The servos are little motor driven devices which convert the radio signal to a physical movement. They have output shafts to which an arm or wheel can be attached. When the receiver tells the servo to move the output shaft rotates which causes the arm to swing or the wheel to turn. We can then connect the arm or wheel to a pushrod or cable which in turn is connected to the function we need to opereate, such as the throttle. Servos come in different sizes and strenghs. A very strong servo might be used for flaps or landing gear whereas a simple, lightweight servo might be used for throttle.

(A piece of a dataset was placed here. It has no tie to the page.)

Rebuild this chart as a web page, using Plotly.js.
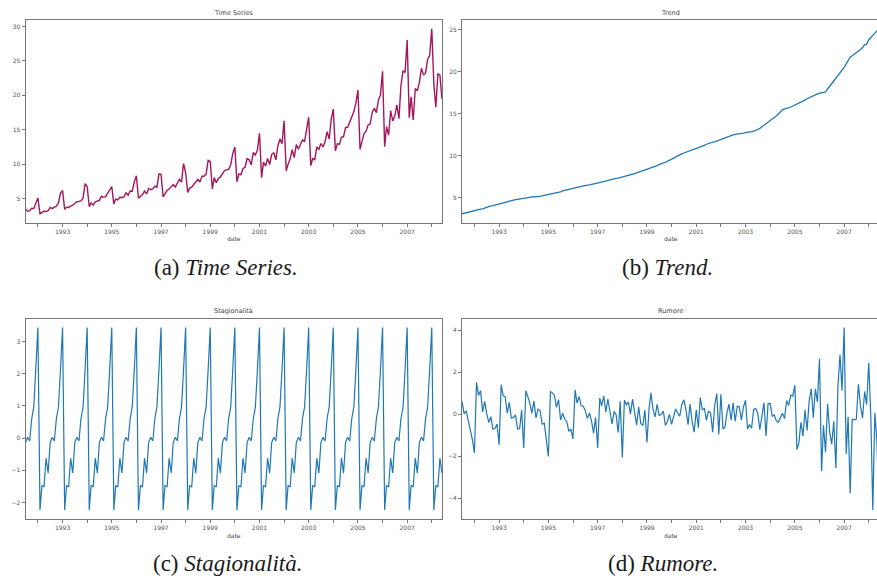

The batteries most used for powering radio controlled aircraft are Nickel Cadmium or NiCad batteries. They come in many different sizes and capacities and can be recharged over and over again. They are usually found in 4 cell (4.8 volt) and 5 cell (6 volt) arrangements and can have capacities anywhere from 50 to 1500 mAh and more. The most common size for airplanes is a 500 mAh, 4.8 volt battery. Helicopters usually have a 1000 mAh battery because of the extra demands of 5 servos and a gyro. mAh means milli-Ampre hour and indicates that the battery should be able to supply 500 milli-ampres (.5 amps) of current for 1 hour. In a nutshell, the higher the mAh rating, the longer you can fly before recharging.